A blow delivered against the British imperialist bourgeoisie in Ireland is a hundred times more significant than a blow of equal weight in Africa or Asia. The dialectics of history are such that small nations, powerless as an independent factor in the struggle against imperialism, play a part as one of the ferments, one of the bacilli, which facilitate the entry into the area of the real power against imperialism, namely the socialist proletariat. . . The misfortune of the Irish is that they rose prematurely, when the European revolt of the proletariat had not yet matured.
Lenin's acute analysis of 1916 was penned in October of that year, rejecting accounts of the Rising as a putsch in continental socialist and mainstream papers. Lenin fundamentally disagreed, arguing that Irish nationalism enjoyed widespread popular support in its struggle against British imperial power and its strategic closeness to the centres of that power gave it an additional leverage. He went on to say "capitalism is not so harmoniously built that the various springs of rebellion can of themselves merge at one effort without reverses and defeats".
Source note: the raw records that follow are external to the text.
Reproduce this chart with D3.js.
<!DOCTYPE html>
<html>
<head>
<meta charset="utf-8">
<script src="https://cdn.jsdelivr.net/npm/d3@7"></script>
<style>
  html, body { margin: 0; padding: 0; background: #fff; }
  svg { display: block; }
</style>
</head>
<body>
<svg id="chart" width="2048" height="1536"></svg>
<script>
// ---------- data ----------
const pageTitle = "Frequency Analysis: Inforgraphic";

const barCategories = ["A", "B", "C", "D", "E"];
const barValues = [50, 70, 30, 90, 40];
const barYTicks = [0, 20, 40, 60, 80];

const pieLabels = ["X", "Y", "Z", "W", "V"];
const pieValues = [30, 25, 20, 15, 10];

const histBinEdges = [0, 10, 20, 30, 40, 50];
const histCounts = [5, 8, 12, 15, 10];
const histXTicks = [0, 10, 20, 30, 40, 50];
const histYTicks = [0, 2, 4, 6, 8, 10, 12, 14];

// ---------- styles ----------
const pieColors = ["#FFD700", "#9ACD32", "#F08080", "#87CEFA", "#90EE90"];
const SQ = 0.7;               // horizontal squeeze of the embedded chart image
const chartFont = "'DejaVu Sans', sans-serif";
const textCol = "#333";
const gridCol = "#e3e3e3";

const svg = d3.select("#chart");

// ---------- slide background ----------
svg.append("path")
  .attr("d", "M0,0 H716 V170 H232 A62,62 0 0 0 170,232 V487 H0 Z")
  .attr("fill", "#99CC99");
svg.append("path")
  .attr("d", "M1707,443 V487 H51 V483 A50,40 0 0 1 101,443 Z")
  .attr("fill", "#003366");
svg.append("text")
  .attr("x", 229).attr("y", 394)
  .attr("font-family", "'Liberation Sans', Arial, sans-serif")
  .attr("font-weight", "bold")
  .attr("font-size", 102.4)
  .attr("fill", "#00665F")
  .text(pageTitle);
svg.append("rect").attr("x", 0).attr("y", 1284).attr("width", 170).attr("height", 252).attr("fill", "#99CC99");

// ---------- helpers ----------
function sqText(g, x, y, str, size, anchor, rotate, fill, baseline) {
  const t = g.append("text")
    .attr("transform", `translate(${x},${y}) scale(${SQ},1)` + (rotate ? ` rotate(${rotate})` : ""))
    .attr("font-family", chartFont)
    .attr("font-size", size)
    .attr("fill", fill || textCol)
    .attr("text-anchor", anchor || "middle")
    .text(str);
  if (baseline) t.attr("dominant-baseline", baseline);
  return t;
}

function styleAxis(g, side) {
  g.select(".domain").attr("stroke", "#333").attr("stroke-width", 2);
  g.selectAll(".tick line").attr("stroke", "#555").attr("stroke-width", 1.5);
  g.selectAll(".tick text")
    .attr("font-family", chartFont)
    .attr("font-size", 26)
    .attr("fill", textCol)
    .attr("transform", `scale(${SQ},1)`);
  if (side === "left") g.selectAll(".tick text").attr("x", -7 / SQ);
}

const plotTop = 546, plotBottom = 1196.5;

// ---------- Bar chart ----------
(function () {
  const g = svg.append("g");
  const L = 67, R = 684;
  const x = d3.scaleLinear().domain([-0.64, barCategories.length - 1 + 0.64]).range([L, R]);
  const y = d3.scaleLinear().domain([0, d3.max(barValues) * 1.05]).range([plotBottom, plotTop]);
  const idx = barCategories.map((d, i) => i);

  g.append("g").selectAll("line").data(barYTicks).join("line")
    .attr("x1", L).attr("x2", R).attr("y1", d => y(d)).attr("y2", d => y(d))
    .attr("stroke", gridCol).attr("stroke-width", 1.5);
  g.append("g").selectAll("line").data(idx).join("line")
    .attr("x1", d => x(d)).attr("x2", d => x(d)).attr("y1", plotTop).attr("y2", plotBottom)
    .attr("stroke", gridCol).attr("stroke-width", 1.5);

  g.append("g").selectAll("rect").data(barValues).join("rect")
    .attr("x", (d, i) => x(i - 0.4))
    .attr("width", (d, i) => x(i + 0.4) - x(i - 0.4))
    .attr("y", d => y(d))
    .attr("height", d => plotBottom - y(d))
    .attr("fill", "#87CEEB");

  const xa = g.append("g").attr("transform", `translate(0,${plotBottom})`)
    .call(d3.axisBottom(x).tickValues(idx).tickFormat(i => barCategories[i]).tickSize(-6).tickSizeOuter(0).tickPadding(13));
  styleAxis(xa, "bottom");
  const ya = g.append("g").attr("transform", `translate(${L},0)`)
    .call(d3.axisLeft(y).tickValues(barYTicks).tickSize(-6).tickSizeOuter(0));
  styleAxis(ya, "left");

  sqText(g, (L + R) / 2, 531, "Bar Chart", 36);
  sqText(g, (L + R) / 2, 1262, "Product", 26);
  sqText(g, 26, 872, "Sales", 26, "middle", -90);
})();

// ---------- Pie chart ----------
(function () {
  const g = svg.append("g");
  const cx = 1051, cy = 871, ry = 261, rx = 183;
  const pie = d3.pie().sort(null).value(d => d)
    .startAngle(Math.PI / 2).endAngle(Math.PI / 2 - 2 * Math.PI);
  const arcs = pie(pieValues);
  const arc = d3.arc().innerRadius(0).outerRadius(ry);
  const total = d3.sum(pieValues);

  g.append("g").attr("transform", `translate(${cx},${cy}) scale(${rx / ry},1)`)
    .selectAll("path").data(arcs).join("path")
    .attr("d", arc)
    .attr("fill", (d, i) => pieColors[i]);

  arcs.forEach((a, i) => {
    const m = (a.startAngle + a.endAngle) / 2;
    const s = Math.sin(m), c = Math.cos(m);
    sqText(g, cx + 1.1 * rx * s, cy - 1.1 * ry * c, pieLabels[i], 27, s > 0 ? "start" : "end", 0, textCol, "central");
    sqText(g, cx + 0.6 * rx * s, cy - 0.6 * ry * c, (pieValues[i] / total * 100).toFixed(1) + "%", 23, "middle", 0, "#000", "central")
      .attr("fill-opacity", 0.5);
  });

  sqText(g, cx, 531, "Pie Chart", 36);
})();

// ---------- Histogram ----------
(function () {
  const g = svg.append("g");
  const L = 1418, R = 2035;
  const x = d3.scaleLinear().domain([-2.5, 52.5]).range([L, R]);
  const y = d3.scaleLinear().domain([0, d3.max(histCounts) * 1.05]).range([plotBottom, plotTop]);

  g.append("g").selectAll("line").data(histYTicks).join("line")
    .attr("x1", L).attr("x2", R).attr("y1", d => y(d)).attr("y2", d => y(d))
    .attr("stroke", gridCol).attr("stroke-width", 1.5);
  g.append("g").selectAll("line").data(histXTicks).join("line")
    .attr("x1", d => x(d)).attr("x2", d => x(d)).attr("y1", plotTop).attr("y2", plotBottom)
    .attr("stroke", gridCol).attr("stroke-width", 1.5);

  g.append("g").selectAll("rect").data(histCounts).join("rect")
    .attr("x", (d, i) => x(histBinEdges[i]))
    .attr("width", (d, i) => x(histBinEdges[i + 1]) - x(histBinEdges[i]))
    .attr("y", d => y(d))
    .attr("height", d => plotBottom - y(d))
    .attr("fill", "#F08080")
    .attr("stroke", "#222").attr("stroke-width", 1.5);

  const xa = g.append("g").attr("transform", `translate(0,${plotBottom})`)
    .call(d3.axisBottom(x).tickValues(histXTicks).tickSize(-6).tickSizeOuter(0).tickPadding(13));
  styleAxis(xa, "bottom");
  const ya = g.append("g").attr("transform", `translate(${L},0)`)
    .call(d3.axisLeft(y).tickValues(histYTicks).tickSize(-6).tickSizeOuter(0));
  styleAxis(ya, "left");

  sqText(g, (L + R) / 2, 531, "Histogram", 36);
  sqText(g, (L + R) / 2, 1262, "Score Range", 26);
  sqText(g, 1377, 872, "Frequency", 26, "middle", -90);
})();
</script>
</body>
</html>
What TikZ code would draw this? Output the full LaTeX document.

James Connolly agreed with Lenin. In his article "What is our programme?" published in January 1916 he argued that "the 'far flung battle line' of England is weakest at the point nearest its heart; that Ireland is in that position of tactical advantage; that a defeat of England in India, Egypt, the Balkans or Flanders would not be so dangerous to the British Empire as any conflict of armed forces in Ireland..." He anticipated a crisis over conscription in which the Irish Volunteers would have to choose to accept or resist its imposition on Ireland.
Quoting this passage from Lenin in this newspaper in 1966, Conor Cruise O'Brien took up Lenin's argument that 1916 was premature. What if the Rising had happened two years later in 1918, when the conscription crisis actually materialised? An insurrection then would have had more widespread support, its suppression might have sparked mutinies by Irish troops on the western front with Germany, perhaps affecting French and German ones as well. In that case Lenin's proletarian revolution in developed Europe might have been sparked in that fateful year after the Russian revolution.
Such counterfactual speculation "helps us to reconstruct the possible universe which great men strove to bring into being", O'Brien wrote. Most important, it puts 1916 into its proper international context as a huge stimulus of political change in Europe and the world. Arguably its alternative history is wrong, as Joe Lee puts it in his influential book Ireland 1912-1985, Politics and Society [ITALS TITLE]. An equally plausible scenario would have a 1918 insurrection crushed far more ruthlessly than in 1916, perhaps leading to a German victory in the war with much more dangerous consequences for Russia itself.
That political change was not confined to socialist revolutions in the years after 1916. Compared to 1966 we are hearing more in 2016 about the Rising's international consequences, notably on the empires which caused that war. In Ireland we tend to concentrate most on the British imperial fallout, whether in India, Egypt, Australia or South Africa, all of which feature in recent historical research.
The German, Russian Austro-Hungarian empires collapsed after that European war, even if the British one survived for another generation. The Irish Rebellion which gave rise to the Irish Free State in 1922 in due course influenced the emergence of the smaller European democracies carved out of those empires in the 1920s and 1930s, in the Balkans, Baltics and central Europe.
The honourable leadership role Ireland played in the League of Nations is highlighted in a new book by Gerard Keown, First of the New Nations. It deals especially with Poland and the emergence of Irish foreign policy norms on the role of small states as honest brokers and international good citizens. Ronan Fanning's biography of De Valera concludes that his world stature as a great statesman is shown by his presidency of that body. The central and eastern European setting, with its problems of national minorities, nationalising states and external national homelands was obscured during the Cold War and has been gradually revealed as similar to Ireland's by successive enlargements of the European Union since 1995 and 2004.
Ireland’s influence on British imperial history through constitutional and diplomatic expansion of dominion status in the 1920s and growth beyond it in subsequent decades is better known and equally traceable to the anti-imperial rebellion of 1916.